Thanks for the advice everyone. I think I'll start with a push reel and see how i like it. A couple brands suggested were Fiskars and earthwise. Any other kinds anyone would recommend that works well that isn't too pricey?


----------



## Teej (Feb 27, 2019)

Chocolate Lab said:


> Teej said:
> 
> 
> > I was shocked at what .75" actually was when I took my Cal Trimmer over the yard for the first time.
> ...


It's going to change your life!


----------



## Chocolate Lab (Jun 8, 2019)

Teej said:


> It's going to change your life!


I started it up for the first time yesterday and did a semi-scalp...
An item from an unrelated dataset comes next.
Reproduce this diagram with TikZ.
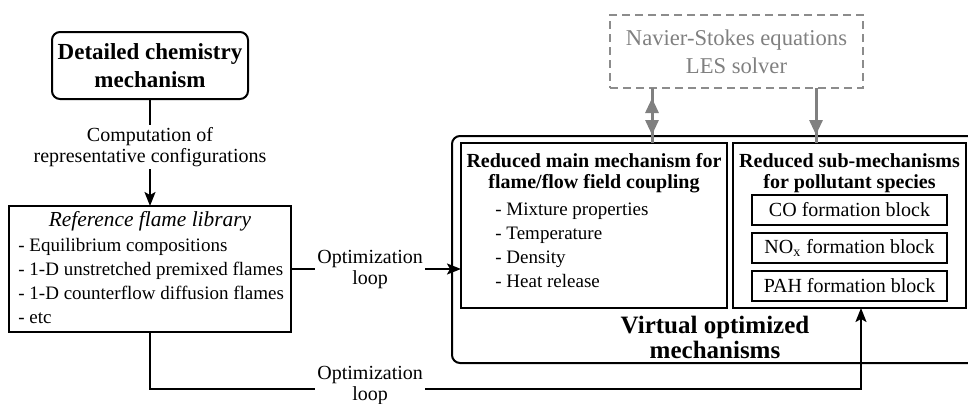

You're right! I'm changed! 

Seriously, that was amazing. No wonder everyone said the manual reels couldn't even come close. The spray of pulverized, tiny leaf blade clippings was incredible to watch!

I guess I haven't really watched a powered reel in person (other than a golf course) since I was a kid watching my grandpa... and then I wasn't paying much attention.  Can't wait until it gets hot and the grass really gets going.


----------



## nt5000 (Jun 13, 2018)

@Chocolate Lab we want pics!


----------